Een goede, stevige en degelijke basis om te starten in het hoger onderwijs of de arbeidsmarkt.
We dagen je uit om meer uit jezelf te halen en je op school ook 'thuis' te laten voelen.

Bombardementen

Het schoolleven ging tijdens de Tweede Wereldoorlog zijn gewone gangetje. Dat blijkt trouwens ook uit een aantal dagboekjes van lagere schoolkinderen in het archief. Deze bestaan uit opsommingen van spelletjes, volksdansen op de speelplaats en cinemabezoekjes. De oorlogssituatie wordt steeds slechts zijdelings vermeld. De leerlingen kregen wel elke dag een beetje levertraan om sterk en gezond te blijven en verre excursies werden afgelast: voortaan trok men naar de kerken van de Hanswijkstraat of de Adegemstraat.

In 1944 sloeg de situatie echter om. De geallieerden probeerden de Duitsers via precisiebombardementen onder druk te zetten. Ook Mechelen deelde in de klappen. In Open Luik van 1963-1964 vertelde Marie-Jeanne Van den Berghe hoe zij als leerling tijdens de lessen geregeld de crypte als schuilkelder diende te gebruiken. “Op 1 mei waarop de school na een onderbreking van enkele weken hervatte, vluchtten we bij ieder alarm in de crypte: we stonden zeer dicht bijeen. In zulke momenten voel je elkaar aan zonder spreken; mijn vriendin Jacqueline was zeer angstig.” Jacqueline was de dochter van aannemer Van Meerbeeck uit de Groenstraat. Omdat hij zijn kelder extra verstevigd had, kwamen veel buurtbewoners graag bij hen schuilen. Ook bij het bombardement van die nacht waren er weer tientallen mensen verzameld.
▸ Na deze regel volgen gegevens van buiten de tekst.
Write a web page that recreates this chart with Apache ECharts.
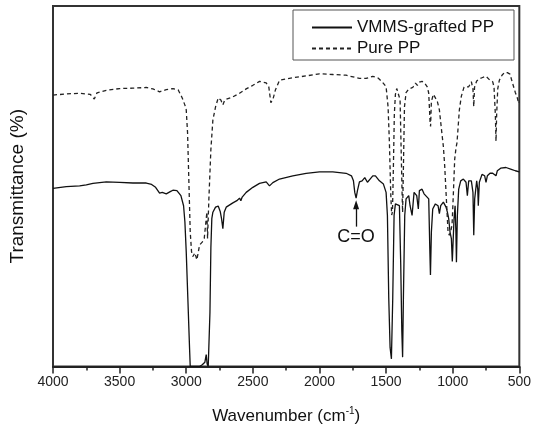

De hele wijk kreeg het hard te verduren: de Onze-Lieve-Vrouw-over-de-Dijle-kerk brandde bijna volledig uit en één van de bommen kwam in de Groenstraat terecht. Tweeëndertig mensen vonden de dood. Jacqueline was één van hen … “Wie zou gedacht hebben dat zij nog diezelfde nacht in eigen woning een slachtoffer zou worden! Waarom zij en wij niet? …”, betreurde Marie-Jeanne.

Vijf bommen troffen de school, zodat er ook hier aanzienlijke materiële schade was. De overdekte galerij van de beroepsschool werd vernield, de lagere school werd zwaar getroffen. Daarom werden alle lessen opgeschort. De religieuzen namen hun toevlucht in Onze-Lieve-Vrouw-Waver. Pas in september kon de school heropend worden, maar ondertussen kwamen de leerlingen tweemaal per week met hun leraressen samen in de Hoogstraat en in geïmproviseerde lokalen die door mensen vrijwillig ter beschikking werden gesteld. Kort daarop begonnen de herstellingswerken: de gaanderij werd echter niet terug opgebouwd en de lindebomen van de speelplaats verdwenen definitief.

Deze donkere periode uit de wereldgeschiedenis wordt op onze school niet vergeten. Via allerhande projecten rond herinneringseducatie worden de leerlingen bewust gemaakt van de gruwelen van de oorlog. Dit schooljaar reizen leerlingen van onze derde en vierde graad naar Auschwitz. Enkele jaren geleden interviewde een groepje vijfdejaars de betreurde verzetsstrijder Louis Vivijs, (groot)vader van enkele (oud)leerlingen en overlevende van de concentratiekampen. Dit gesprek werd weergegeven in het boek ‘De Laatste Getuigen’.